In the past, many boards have been less than explicit in determining how to achieve this. The relationship is commonly fuzzily defined, evolving in different directions overtime, sometimes leading to a breakdown in understanding and trust.
It’s not been unknown for boards to be heavily criticised for apparently allowing their CEO to lead with faint restraint.
This is sometimes the case when the individual is powerful within their industry, perhaps even something of a media star. But in more recent times there have been the signs of some change, at least in some quarters.
The reign of the imperious CEO may be coming to a close.
It may be that we are entering an era of greater board authority.
In fact, in the trail of the global economic crises some enterprises are renewing their governance. In financial services, Bank of America, Citigroup and Goldman Sachs have all taken steps to reconstitute their boards.
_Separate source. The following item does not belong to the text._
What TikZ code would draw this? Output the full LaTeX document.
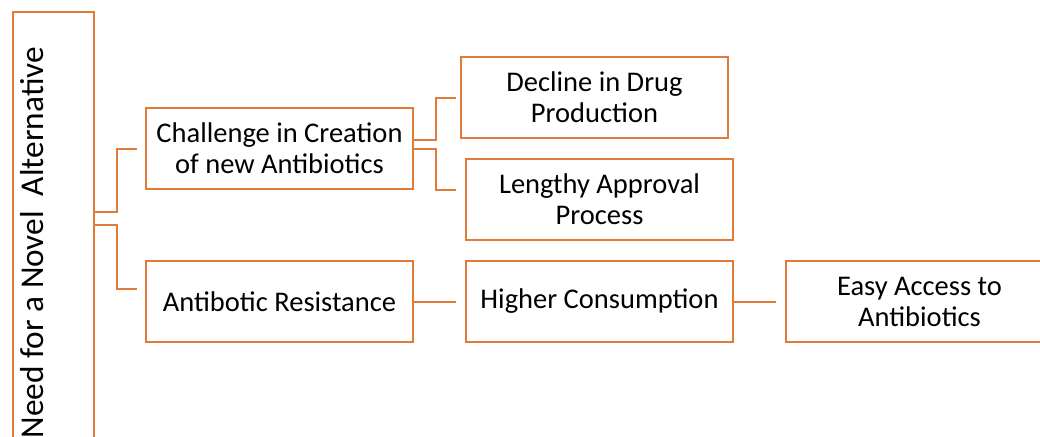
\documentclass[tikz,border=0pt]{standalone}
\usepackage{fontspec}
\setmainfont{Carlito}
\definecolor{accent}{HTML}{E07B39}
\begin{document}
\begin{tikzpicture}[x=1pt,y=-1pt,
  box/.style={draw=accent, line width=2pt, minimum width=267pt, minimum height=81pt,
    inner sep=0pt, align=center, font=\fontsize{28.5}{31}\selectfont},
  link/.style={draw=accent, line width=2pt}]
\useasboundingbox (0,0) rectangle (1040,436);
\clip (0,0) rectangle (1040,436);

% root column
\node[draw=accent, line width=2pt, minimum width=81pt, minimum height=445pt,
      inner sep=0pt, anchor=north west] (root) at (12,11) {};
\node[rotate=90, anchor=base east, inner sep=0pt,
      font=\fontsize{33.3}{37}\selectfont] (need) at (43,47) {Need for a Novel\ \ Alternative};

% boxes
\node[box] (chal) at (279.5,148.5) {Challenge in Creation\\of new Antibiotics};
\node[box] (res)  at (279.5,301.5) {Antibotic Resistance};
\node[box] (decl) at (594.5,97.5)  {Decline in Drug\\Production};
\node[box] (leng) at (599.5,199.5) {Lengthy Approval\\Process};
\node[box] (high) at (599.5,301.5) {Higher Consumption};
\node[box] (easy) at (919.5,301.5) {Easy Access to\\Antibiotics};

% connectors
\draw[link] ([yshift=-201pt]root.north east) -- ++(22,0) |- ([xshift=-8pt]chal.west);
\draw[link] ([yshift=-214pt]root.north east) -- ++(22,0) |- ([xshift=-8pt,yshift=12.5pt]res.west);
\draw[link] ([yshift=8.5pt]chal.east) -- ++(22,0) |- ([xshift=-4pt]decl.west);
\draw[link] (chal.east) -- ++(22,0) |- ([xshift=-9pt,yshift=9.5pt]leng.west);
\draw[link] (res.east) -- ([xshift=-9pt]high.west);
\draw[link] (high.east) -- ([xshift=-9pt]easy.west);
\end{tikzpicture}
\end{document}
Additionally, some governments are legislating for boards to take more control, eg the Dodd-Frank Act in the USA, charges financial services boards with an enhanced duty for monitoring systemic risk.
Markets are also forcing board authority. Big investors, and corporate governance professionals, are urging boards to look more closely when evaluating CEO performance and the operation of the whole organisation. And, it seems, boards are taking heed.
Recent changes at the top of Citigroup is a case in point. It’s reported that the board asserted itself, desiring a change in Citigroup operations. This was against wishes of the CEO. The board apparently lost confidence in the CEO and he was fired by the chairman.
It’s not only at the big institutions that boards are exerting their power, exercising a veto on organisational direction and strategy. As a result, many boards are now reconsidering the relationship with their CEO.
The Power Relationship
So, if it’s necessary, what may be some steps that a chair can take in re-aligning the balance of power in the boardroom?
1. Hold a discussion regarding board-CEO relationship. First, with the independent board directors. Thereafter, as a whole board, with the CEO.
2. In this discussion set out the principles of relationship, include guidance on where the boundaries may be on issues such as roles, authority, process, approvals, reporting, documentation, etc.
3. Seek to build agreement with the CEO. Listen to his/her views and adjust the guidelines if appropriate.
4. Define the relationship between the chair and CEO. Also, do this for the CEO and how s/he relates to the other independent directors. In some cases it may be helpful to do this for the relationship between chair and board members too.
5. Agree to review the working relationship in 12 months time.
These steps, alone, will constitute new work for many boards.
Some may find it awkward in raising the whole issue. Others may, inadvertently, be too strong in their demands and fail to take on-board the CEO’s views.
Most will strike a balance that re-aligns the “centre of gravity” of power towards its rightful position, with the board of directors.